Guten Morgen,
Julia hat ein Faible für Kerzen.
Schon wenn sie morgens den Frühstückstisch deckt, zündet sie eine Kerze an.
Selbst dann, wenn die Zeit nur noch
für einen Kaffee reicht.
Und wenn sie abends zur Ruhe kommen
will, zündet sie sich ganz, ganz viele Kerzen an. Das ist inzwischen ein festes
Feierabendritual geworden.
Es dauert ein paar Minuten, bis alle
Lichter brennen. Aber gerade das findet Julia irgendwie schön.
Kerzen sind Julias ständiger
Begleiter.
Und sie sind für sie weitaus mehr
als hübsche Deko.
Bei ihr stehen keine Kerzen einfach
so rum und vergilben und verstauben.
Julia benutzt ihre Kerzen. Die
flackernden Kerzenflammen geben Julia ein Gefühl von Geborgenheit, von wohliger
Wärme, vielleicht sogar etwas von Liebe…
Manchmal, da zündet Julia auch eine
Extrakerze an.
Immer dann, wenn jemand in einer
schwierigen Situation steckt. Eine Prüfung vor sich hat.
Oder krank ist. Oder im Sterben
liegt.
Oder für die, die auf der Flucht sind.
Aus der Ukraine und vielen anderen Ländern der Erde.
Oder für die, die in den Kriegen dieser Welt getötet werden.

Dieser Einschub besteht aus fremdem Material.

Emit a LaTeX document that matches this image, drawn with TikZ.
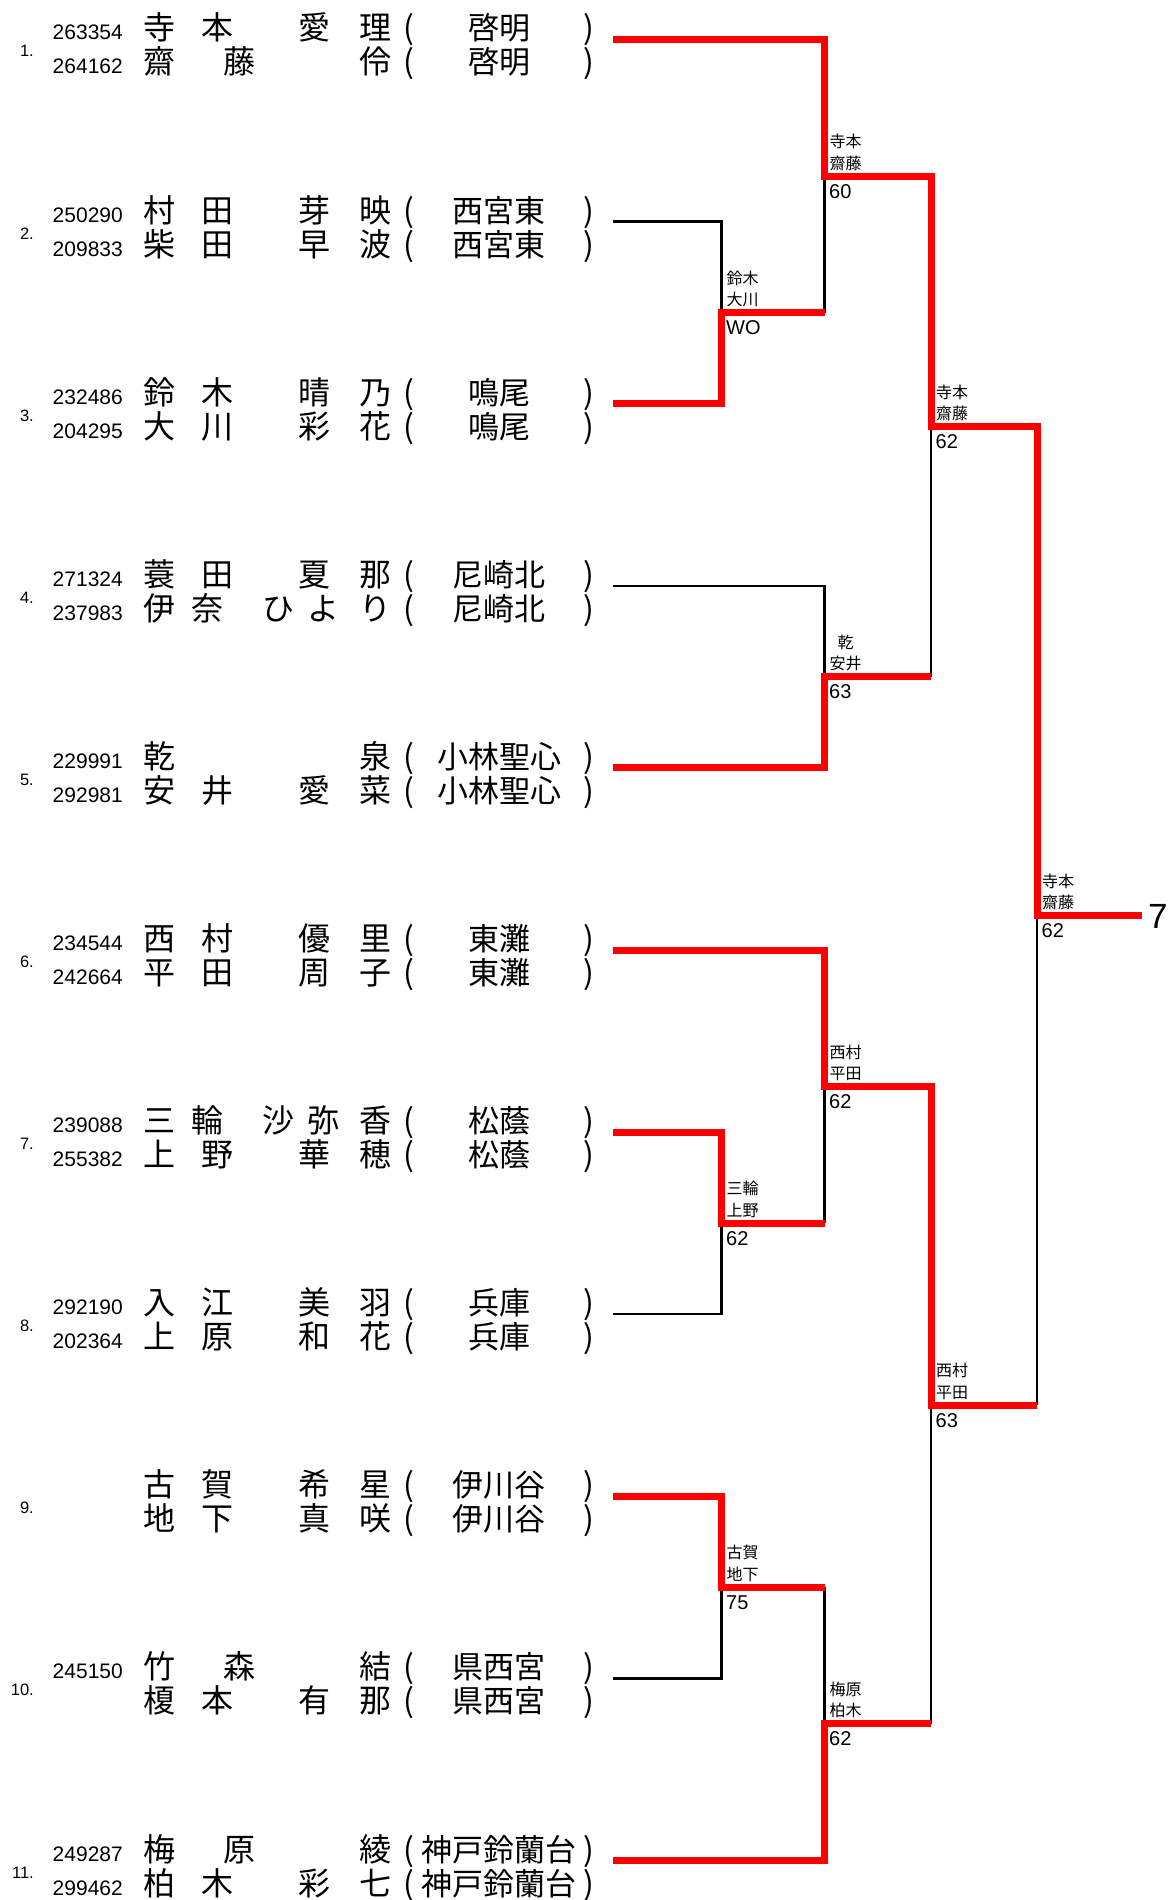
\documentclass[tikz,border=0pt]{standalone}
\usepackage{fontspec}
\newfontfamily\cjk{Noto Sans CJK JP}
\newfontfamily\arial{Liberation Sans}
\newcommand\tEntry[4]{% key, y, number, school
 \pgfmathsetmacro\yb{#2+34}\pgfmathsetmacro\yn{#2+17}
 \node[numf] (num#1) at (34,\yn) {#3};
 \node[par] (opa#1) at (409,#2) {(};
 \node[par] (opb#1) at (409,\yb) {(};
 \node[sch] (sca#1) at (499,#2) {#4};
 \node[sch] (scb#1) at (499,\yb) {#4};
 \node[par] (cpa#1) at (589,#2) {)};
 \node[par] (cpb#1) at (589,\yb) {)};
}
\newcommand\nTT[6]{%
 \node[nm] (#1a) at (159,#2) {#3}; \node[nm] (#1b) at (217,#2) {#4};
 \node[nm] (#1c) at (314,#2) {#5}; \node[nm] (#1d) at (375,#2) {#6};}
\newcommand\nTO[5]{%
 \node[nm] (#1a) at (159,#2) {#3}; \node[nm] (#1b) at (239,#2) {#4};
 \node[nm] (#1c) at (375,#2) {#5};}
\newcommand\nOO[4]{%
 \node[nm] (#1a) at (159,#2) {#3}; \node[nm] (#1b) at (375,#2) {#4};}
\newcommand\nTH[7]{%
 \node[nm] (#1a) at (159,#2) {#3}; \node[nm] (#1b) at (207,#2) {#4};
 \node[nm] (#1c) at (278,#2) {#5}; \node[nm] (#1d) at (323,#2) {#6};
 \node[nm] (#1e) at (375,#2) {#7};}
\newcommand\tLab[5]{% key, junction, line1, line2, score
 \node[lab] (la#1) at ([shift={(5,-28.5)}]#2) {#3};
 \node[lab] (lb#1) at ([shift={(5,-7)}]#2) {#4};
 \node[scr] (sc#1) at ([shift={(4.5,22)}]#2) {#5};}
\begin{document}
\begin{tikzpicture}[x=1pt,y=-1pt,
 nm/.style={font=\cjk\fontsize{32}{32}\selectfont,anchor=base,inner sep=0pt},
 sch/.style={font=\cjk\fontsize{31}{31}\selectfont,anchor=base,inner sep=0pt},
 par/.style={font=\cjk\fontsize{32}{32}\selectfont,anchor=base,inner sep=0pt},
 idf/.style={font=\arial\fontsize{21}{21}\selectfont,anchor=base east,inner sep=0pt},
 numf/.style={font=\arial\fontsize{16.5}{16.5}\selectfont,anchor=base east,inner sep=0pt},
 lab/.style={font=\cjk\fontsize{16}{16}\selectfont,anchor=base west,inner sep=0pt},
 labc/.style={font=\cjk\fontsize{16}{16}\selectfont,anchor=base,inner sep=0pt},
 scr/.style={font=\arial\fontsize{20}{20}\selectfont,anchor=base west,inner sep=0pt},
 fin/.style={font=\arial\fontsize{35}{35}\selectfont,anchor=base west,inner sep=0pt},
 redl/.style={draw=red,line width=7pt,line join=miter},
 blk/.style={draw=black,line width=2.5pt,line join=miter}]
\useasboundingbox (0,0) rectangle (1168,1900);
\fill[white] (0,0) rectangle (1168,1900);

% ---------- entries ----------
\tEntry{1}{40}{1.}{啓明}
\node[idf] (ida1) at (123,40) {263354};
\node[idf] (idb1) at (123,74) {264162};
\nTT{na1}{40}{寺}{本}{愛}{理}
\nTO{nb1}{74}{齋}{藤}{伶}

\tEntry{2}{222.1}{2.}{西宮東}
\node[idf] (ida2) at (123,222.1) {250290};
\node[idf] (idb2) at (123,256.1) {209833};
\nTT{na2}{222.1}{村}{田}{芽}{映}
\nTT{nb2}{256.1}{柴}{田}{早}{波}

\tEntry{3}{404.2}{3.}{鳴尾}
\node[idf] (ida3) at (123,404.2) {232486};
\node[idf] (idb3) at (123,438.2) {204295};
\nTT{na3}{404.2}{鈴}{木}{晴}{乃}
\nTT{nb3}{438.2}{大}{川}{彩}{花}

\tEntry{4}{586.3}{4.}{尼崎北}
\node[idf] (ida4) at (123,586.3) {271324};
\node[idf] (idb4) at (123,620.3) {237983};
\nTT{na4}{586.3}{蓑}{田}{夏}{那}
\nTH{nb4}{620.3}{伊}{奈}{ひ}{よ}{り}

\tEntry{5}{768.4}{5.}{小林聖心}
\node[idf] (ida5) at (123,768.4) {229991};
\node[idf] (idb5) at (123,802.4) {292981};
\nOO{na5}{768.4}{乾}{泉}
\nTT{nb5}{802.4}{安}{井}{愛}{菜}

\tEntry{6}{950.5}{6.}{東灘}
\node[idf] (ida6) at (123,950.5) {234544};
\node[idf] (idb6) at (123,984.5) {242664};
\nTT{na6}{950.5}{西}{村}{優}{里}
\nTT{nb6}{984.5}{平}{田}{周}{子}

\tEntry{7}{1132.6}{7.}{松蔭}
\node[idf] (ida7) at (123,1132.6) {239088};
\node[idf] (idb7) at (123,1166.6) {255382};
\nTH{na7}{1132.6}{三}{輪}{沙}{弥}{香}
\nTT{nb7}{1166.6}{上}{野}{華}{穂}

\tEntry{8}{1314.7}{8.}{兵庫}
\node[idf] (ida8) at (123,1314.7) {292190};
\node[idf] (idb8) at (123,1348.7) {202364};
\nTT{na8}{1314.7}{入}{江}{美}{羽}
\nTT{nb8}{1348.7}{上}{原}{和}{花}

\tEntry{9}{1496.8}{9.}{伊川谷}
\nTT{na9}{1496.8}{古}{賀}{希}{星}
\nTT{nb9}{1530.8}{地}{下}{真}{咲}

\tEntry{10}{1678.9}{10.}{県西宮}
\node[idf] (ida10) at (123,1678.9) {245150};
\nTO{na10}{1678.9}{竹}{森}{結}
\nTT{nb10}{1712.9}{榎}{本}{有}{那}

\tEntry{11}{1861}{11.}{神戸鈴蘭台}
\node[idf] (ida11) at (123,1861) {249287};
\node[idf] (idb11) at (123,1895) {299462};
\nTO{na11}{1861}{梅}{原}{綾}
\nTT{nb11}{1895}{柏}{木}{彩}{七}

% ---------- bracket coordinates ----------
\coordinate (s1) at (613,39.5);
\coordinate (s2) at (613,221.6);
\coordinate (s3) at (613,403.7);
\coordinate (s4) at (613,585.8);
\coordinate (s5) at (613,767.9);
\coordinate (s6) at (613,950.0);
\coordinate (s7) at (613,1132.1);
\coordinate (s8) at (613,1314.2);
\coordinate (s9) at (613,1496.3);
\coordinate (s10) at (613,1678.4);
\coordinate (s11) at (613,1860.5);
\coordinate (jA) at (721.5,312.65);
\coordinate (jB) at (824.5,176.1);
\coordinate (jC) at (824.5,676.85);
\coordinate (jD) at (931,426.5);
\coordinate (jE) at (721.5,1223.15);
\coordinate (jF) at (824.5,1086.6);
\coordinate (jG) at (721.5,1587.35);
\coordinate (jH) at (824.5,1723.9);
\coordinate (jI) at (931,1405.25);
\coordinate (jK) at (1037,915.9);
\coordinate (end) at (1142,915.9);

% ---------- losers (black) ----------
\draw[blk] (s2) -| (jA);
\draw[blk] (jB) -- (jA -| jB);
\draw[blk] (s4) -| (jC);
\draw[blk] (jD) -- (jC -| jD);
\draw[blk] (s8) -| (jE);
\draw[blk] (jF) -- (jE -| jF);
\draw[blk] (s10) -| (jG);
\draw[blk] (jG -| jH) -- (jH);
\draw[blk] (jI) -- (jH -| jI);
\draw[blk] (jK) -- (jI -| jK);

% ---------- winners (red) ----------
\draw[redl] (s1) -| (jB) -| (jD) -| (jK) -- (end);
\draw[redl] (s3) -| (jA) -- (jA -| jB);
\draw[redl] (s5) -| (jC) -- (jC -| jD);
\draw[redl] (s6) -| (jF) -| (jI) -- (jI -| jK);
\draw[redl] (s7) -| (jE) -- (jE -| jF);
\draw[redl] (s9) -| (jG) -- (jG -| jH);
\draw[redl] (s11) -| (jH) -- (jH -| jI);

% ---------- labels ----------
\tLab{A}{jA}{鈴木}{大川}{WO}
\tLab{B}{jB}{寺本}{齋藤}{60}
\node[labc] (laC) at ([shift={(21,-28.5)}]jC) {乾};
\node[lab] (lbC) at ([shift={(5,-7)}]jC) {安井};
\node[scr] (scC) at ([shift={(4.5,22)}]jC) {63};
\tLab{D}{jD}{寺本}{齋藤}{62}
\tLab{E}{jE}{三輪}{上野}{62}
\tLab{F}{jF}{西村}{平田}{62}
\tLab{G}{jG}{古賀}{地下}{75}
\tLab{H}{jH}{梅原}{柏木}{62}
\tLab{I}{jI}{西村}{平田}{63}
\tLab{K}{jK}{寺本}{齋藤}{62}
\node[fin] (final) at (1148,928) {7};
\end{tikzpicture}
\end{document}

Dann zündet Julia diese Kerzen nicht
nur bei sich zu Hause an.
Eigentlich immer, wenn sich die
Gelegenheit bietet, zündet sie eine Kerze auch an anderen Orten an:
in einer Kirche
oder in der Krankenhauskapelle
oder am Grab ihres Bruders
oder gemeinsam mit Hunderten von Demonstrierenden
an der Gedenkstelle am Rathausplatz – vor einem Plakat mit einer Friedenstaube
und den Nationalfarben der Ukraine.
An Kerzenorten eben.
Das sind die Kerzen, die Julia
besonders wichtig sind. Weil auch andere sie sehen können, nicht nur sie selbst
in ihrer Wohnung.
Diesen Gedanken findet Julia
unheimlich tröstlich. Wenn sie in einer Kapelle oder Kirche vor so einem großen
Kerzenständer mit vielen Teelichtern oder kleinen Kerzen steht und spürt: Hier
war jemand schon vor mir da. Und ich kann mich einreihen in die Anliegen der
anderen. Manche haben vielleicht sogar eine ganz ähnliche Bitte an Gott wie
ich.
Die Kerzen die Julia an anderen
Orten als zu Hause anzündet, zeigen, was ihr persönlich wichtig ist im Leben.
Dass Licht ins Dunkle kommt.
Und dass sie noch keine Kerze
gesehen hat, die nicht leuchten kann.
Selbst die mit dem kürzesten Docht
und sogar die, die mal richtig nass geworden ist, kann irgendwann wieder
leuchten. Wenn man etwas geduldig ist.
Da hat Julia noch nie aufgeben
müssen.
Und jede Kerze bringt auf ihre ganz
eigene Weise Licht – und Wärme – und Bewegung ins Spiel. Genaues Hinsehen lohnt
sich.
Und oft denkt Julia, so ist das doch
mit mir und allen anderen auch:
Da ist keiner, der nicht irgendwie
leuchten kann in dieser Welt,
der nicht irgendwas kann oder macht,
was andere begeistert,
was andere bewegt und berührt,
was andere wärmt,
egal wie kurz der Docht vielleicht
grad ist oder ob man nass geworden ist.
Julia schaut auf die Uhr auf dem
Küchentisch und muss jetzt dringend los. Sie pustet noch eben die Kerze aus.
Ihr letzter Blick fällt auf die Zeitung, die sie heute Morgen wieder nicht
geschafft hat. Im Überfliegen der Schlagzeilen packt sie noch schnell das
Feuerzeug in die Tasche.
Heute will sie mal wieder eine
Extrakerze anzünden.
Da gibt es viele, um die es dunkel
geworden ist da draußen –
und die Welt braucht noch viel Licht.
Ich wünsche Ihnen und mir Menschen
wie Julia, die Licht ins Dunkle bringen.
Ihre Pfarrerin Anne Wellmann aus Tönisvorst.